3. Text

3.1. The Unique Pedagogical Features of Text

Ever since the invention of the Gutenberg press, print has been dominant teaching technology, arguably at least as influential as the spoken word of the teacher. Even today, textbooks, mainly in printed format, but increasingly also in digital format, still play a major role in formal education, training, and distance education. Many fully online courses still make extensive use of text-based learning management systems and online asynchronous discussion forums.

Why is this? What makes text such a powerful teaching medium, and will it remain so, given the latest developments in information technology?

Presentational Features

Text can come in many formats, including printed textbooks, text messages, novels, magazines, newspapers, scribbled notes, journal articles, essays, novels, online asynchronous discussions and so on.

The key symbol systems in text are written language (including mathematical symbols) and still graphics, which would include diagrams, tables, and copies of images such as photographs or paintings. Colour is an important attribute for some subject areas, such as chemistry, geography and geology, and art history.

Some of the unique presentational characteristics of text are as follows:

  • Text is particularly good at handling abstraction and generalization, mainly through written language.
  • Text enables the linear sequencing of information in a structured format.
  • Text can present and separate empirical evidence or data from the abstractions, conclusions or generalizations derived from the empirical evidence.
  • Text’s linear structure enables the development of a coherent, sequential argument or discussion.
  • At the same time text can relate evidence to argument and vice versa.
  • Text’s recorded and permanent nature enables independent analysis and critique of its content.
  • Still graphics such as graphs or diagrams enable knowledge to be presented differently from written language, either providing concrete examples of abstractions or offering a different way of representing the same knowledge.

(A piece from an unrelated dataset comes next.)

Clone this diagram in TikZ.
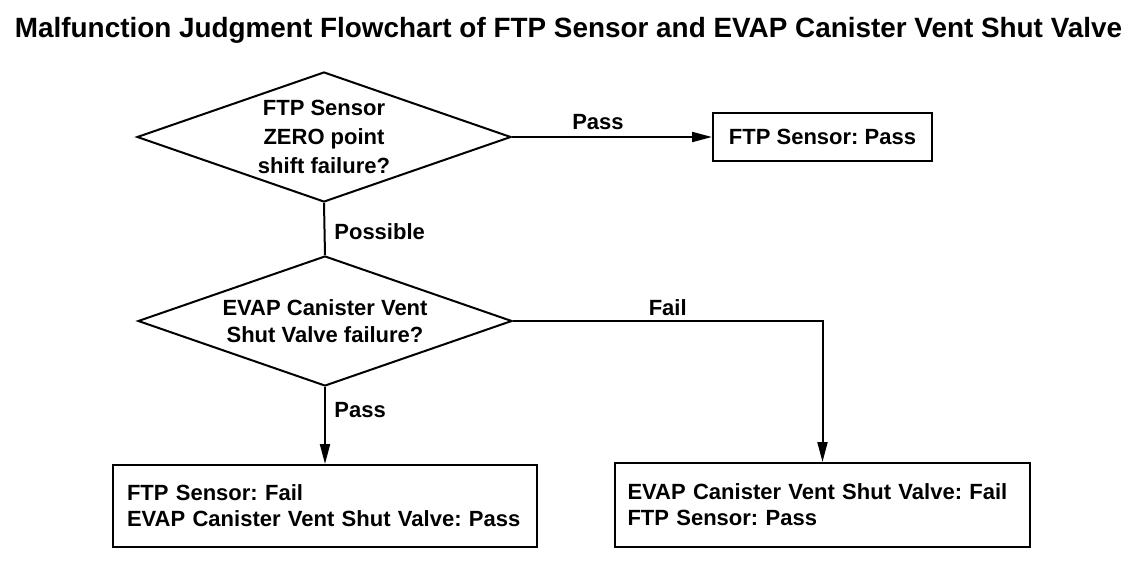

There is some overlap of each of these features with other media, but no other medium combines all these characteristics, or is as powerful as text with respect to these characteristics.

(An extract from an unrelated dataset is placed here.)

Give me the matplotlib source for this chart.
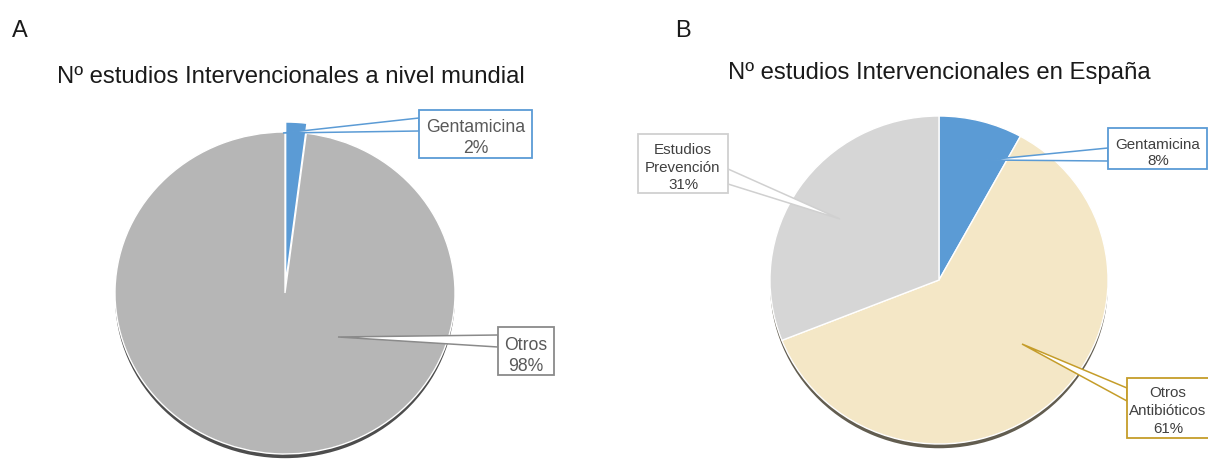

Earlier I argued that academic knowledge is a specific form of knowledge that has characteristics that differentiate it from other kinds of knowledge and particularly from knowledge or beliefs based solely on direct personal experience. Academic knowledge is a second-order form of knowledge that seeks abstractions and generalizations based on reasoning and evidence.

Fundamental components of or criteria for academic knowledge are:

  • Codification: knowledge can be consistently represented in some form (words, symbols, video).
  • Transparency: the source of knowledge can be traced and verified.
  • Reproduction: knowledge can be reproduced or have multiple copies.
  • communicability: knowledge must be in a form such that it can be communicated and challenged by others.
Text meets all four criteria above, so it is an essential medium for academic learning.

Skills Development

Because of the text’s ability to handle abstractions, and evidence-based argument, and its suitability for independent analysis and critique, the text is particularly useful for developing the higher learning outcomes required at an academic level, such as analysis, critical thinking, and evaluation.

It is less useful for showing processes or developing manual skills, for instance.